Não chegará a elogio maior do que esse ao longo de toda a sua análise. Quando muito suas últimas palavras qualificam o romance como uma “soberba lufada de ar fresco” no panorama literário brasileiro de hoje. Ora, trata-se de um meio elogio, no caso um discípulo de Benjamin e Adorno, como Schwarz, para quem a obra de arte deve ser muito mais do que mera diversão. E um meio elogio que só é feito por corporativismo esquerdista, pois o deleite do crítico está no fato de os Assumpção irem, como ele diz, “cumprindo o seu papel de classe dominante, europeizadíssimos e fazendo tudo fora da lei”.

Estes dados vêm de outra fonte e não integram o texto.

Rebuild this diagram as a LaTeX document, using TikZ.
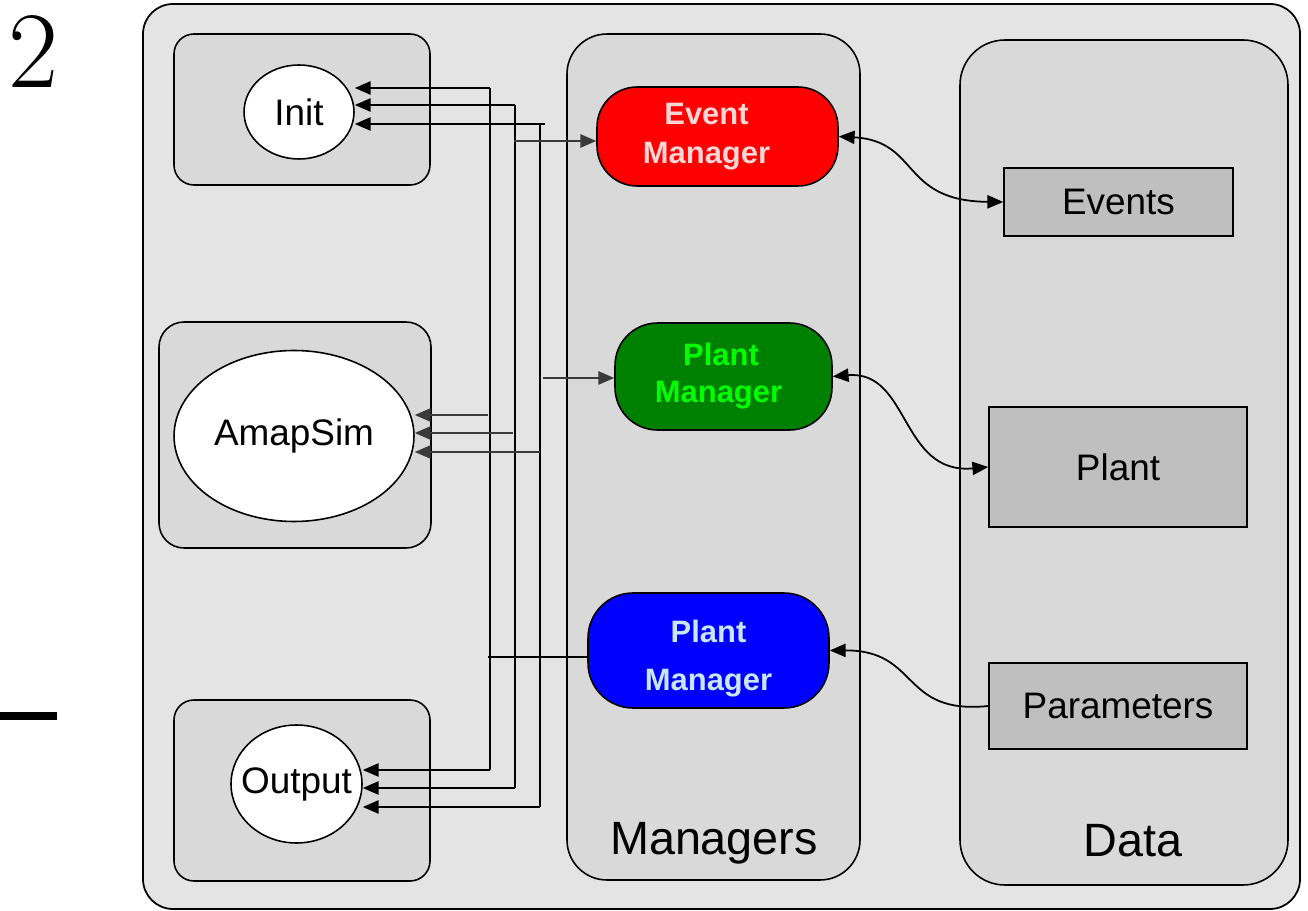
\documentclass[tikz,border=0pt]{standalone}
\usepackage{fontspec}
\newfontfamily\arial{Liberation Sans}
\usetikzlibrary{arrows.meta,shapes.geometric}
\definecolor{outerbg}{HTML}{E4E4E4}
\definecolor{panelbg}{HTML}{D9D9D9}
\definecolor{databg}{HTML}{BFBFBF}
\definecolor{evtext}{HTML}{FFD5D5}
\definecolor{pmtext}{HTML}{00FF00}
\definecolor{bmtext}{HTML}{C8E6FF}
\definecolor{darkarrow}{HTML}{3A3A3A}
\tikzset{
  panel/.style={draw=black, line width=0.9pt, fill=panelbg},
  modnode/.style={ellipse, draw=black, line width=0.9pt, fill=white, inner xsep=-12pt, inner ysep=0pt,
    font=\arial\fontsize{21}{24}\selectfont},
  mgrfont/.style={font=\arial\bfseries\fontsize{17.6}{21}\selectfont},
  mgrnode/.style={rectangle, rounded corners=#1, draw=black, line width=0.9pt, inner sep=0pt,
    align=center, mgrfont},
  datanode/.style={rectangle, draw=black, line width=0.9pt, fill=databg, inner sep=0pt,
    font=\arial\fontsize{21}{24}\selectfont},
  bus/.style={line width=1.1pt, draw=black},
  tip/.style={bus, -{Triangle[length=9pt,width=7.5pt]}},
  dtip/.style={line width=1.1pt, draw=darkarrow, -{Triangle[length=9pt,width=7.5pt]}},
  curvearr/.style={line width=1pt, draw=black},
  title/.style={font=\arial\fontsize{26.6}{30}\selectfont, inner sep=0pt}
}
\begin{document}
\begin{tikzpicture}[x=0.02cm, y=-0.02cm]
\useasboundingbox (0,0) rectangle (1308,911);
% page number and rule
\node[inner sep=0pt, font=\fontsize{62}{62}\selectfont] (pagenum) at (33,52) {2};
\fill[black] (0,712) rectangle (57,720);
% outer frame
\draw[line width=1pt, fill=outerbg, rounded corners=0.6cm] (143,4) rectangle (1300,909);
% panels
\draw[panel, rounded corners=0.4cm] (174,34) rectangle (430,185);
\draw[panel, rounded corners=0.5cm] (159,322) rectangle (431,548);
\draw[panel, rounded corners=0.4cm] (174,700) rectangle (430,881);
\draw[panel, rounded corners=0.8cm] (567,34) rectangle (860,880);
\draw[panel, rounded corners=0.9cm] (960,40) rectangle (1288,885);
% modules
\node[modnode, minimum width=2.2cm, minimum height=1.88cm] (init) at (299,112) {Init};
\node[modnode, minimum width=4.8cm, minimum height=3.42cm] (amap) at (294,436) {AmapSim};
\node[modnode, minimum width=2.62cm, minimum height=2.36cm] (out) at (296.5,784) {Output};
% managers
\node[mgrnode=0.8cm, fill=red, text=evtext, minimum width=4.82cm, minimum height=1.98cm] (em) at (717.5,136.5)
  {\hspace*{-0.44cm}Event\\[1pt]\hspace*{-0.44cm}Manager};
\node[mgrnode=0.85cm, fill={rgb,255:red,0;green,128;blue,0}, text=pmtext, minimum width=4.34cm, minimum height=2.14cm] (pm) at (723.5,376.5)
  {\hspace*{-0.1cm}Plant\\[0pt]\hspace*{-0.2cm}Manager};
\node[mgrnode=0.9cm, fill=blue, minimum width=4.82cm, minimum height=2.3cm,
  label={[mgrfont, text=bmtext, align=center, inner sep=0pt, yshift=-0.16cm]center:Plant\\[6pt]Manager}]
  (bm) at (708.5,650.5) {};
% data
\node[datanode, minimum width=4.58cm, minimum height=1.36cm] (events) at (1118.5,202) {Events};
\node[datanode, minimum width=5.16cm, minimum height=2.4cm] (plant) at (1118,467) {Plant};
\node[datanode, minimum width=5.16cm, minimum height=1.72cm] (params) at (1118,706) {Parameters};
% titles
\node[title] (mgrtitle) at (714,843) {Managers};
\node[title] (datatitle) at (1133,841) {Data};
% bus coordinates
\coordinate (b1t) at (490,88);  \coordinate (b1b) at (490,770);
\coordinate (b2t) at (515,105); \coordinate (b2b) at (515,788);
\coordinate (b3t) at (545,124); \coordinate (b3v) at (540,124); \coordinate (b3b) at (540,807);
\coordinate (a1) at (488,415); \coordinate (a2) at (513,433); \coordinate (a3) at (540,452);
\coordinate (e2) at (514,141); \coordinate (g3) at (543,378); \coordinate (bl1) at (488,657);
% vertical buses
\draw[bus] (b1t) -- (b1b);
\draw[bus] (b2t) -- (b2b);
\draw[bus] (b3v) -- (b3b);
% to Init
\draw[tip] (b1t) -- (b1t -| init.east);
\draw[tip] (b2t) -- (b2t -| init.east);
\draw[tip] (b3t) -- (b3t -| init.east);
% to AmapSim
\draw[dtip] (a1) -- (a1 -| amap.east);
\draw[dtip] (a2) -- (a2 -| amap.east);
\draw[dtip] (a3) -- (a3 -| amap.east);
% to Output
\draw[tip] (b1b) -- (b1b -| out.east);
\draw[tip] (b2b) -- (b2b -| out.east);
\draw[tip] (b3b) -- (b3b -| out.east);
% to managers
\draw[dtip] (e2) -- (e2 -| em.west);
\draw[dtip] (g3) -- (g3 -| pm.west);
\draw[bus] (bl1) -- (bl1 -| bm.west);
% manager to data curves
\draw[curvearr, {Triangle[length=9pt,width=7.5pt]}-{Triangle[length=9pt,width=7.5pt]}]
  (em.east) .. controls (920,141) and (900,201) .. (events.west);
\draw[curvearr, {Triangle[length=9pt,width=7.5pt]}-{Triangle[length=9pt,width=7.5pt]}]
  (pm.east) .. controls (910,370) and (900,475) .. (plant.west);
\draw[curvearr, -{Triangle[length=9pt,width=7.5pt]}]
  (params.west) .. controls (900,715) and (920,650) .. (bm.east);
\end{tikzpicture}
\end{document}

Quanto às críticas de Augusto Massi e de Samuel Titan Jr., ambos da USP, diga-se que elas não têm o mínimo compromisso de ajudar o leitor aprofundar-se na compreensão do romance, compromisso sem o qual a crítica literária não serve para nada. Os dois fazem elucubrações vagamente elogiosas que mais visam a exibir a sensibilidade intelectual e a capacidade de raciocínio deles mesmos do que a abordar seu objeto de análise.
Massi ainda tem o desplante de terminar seu ensaio com um trocadilho alusivo ao título da obra do pai do autor: “Ao revirar pelo avesso ideologias entranhadas fundamente em nossos hábitos cotidianos, talvez ele [Chico] avance rumo às raízes do Brasil”. É uma brincadeirinha cretina que fica no mesmo nível da do redator da Ilustrada, que chamou Chico Buarque de “o bruxo do Leblon”, multiplicando por dez a distância que separa este bairro do Cosme Velho...
Enfim, das críticas que li, prefiro a de Eduardo Gianetti da Fonseca, que dá conta de fazer uma síntese bem feita do romance e de elogiá-lo com mais economia. Gianetti destaca as “soluções felizes de linguagem espalhadas como dádivas pelo texto”. Mas deixa clara a falta “de ao menos um personagem com o qual se possa ter um vínculo de empatia. Os Eulálios senhoriais são calhordas; os Balbinos da estirpe servil [...] e Matilde não tem vida interior”. E arremata com precisão: “A sociologia festeja, mas a filosofia rasteja”. É isso mesmo. Essa é a história da estética marxista.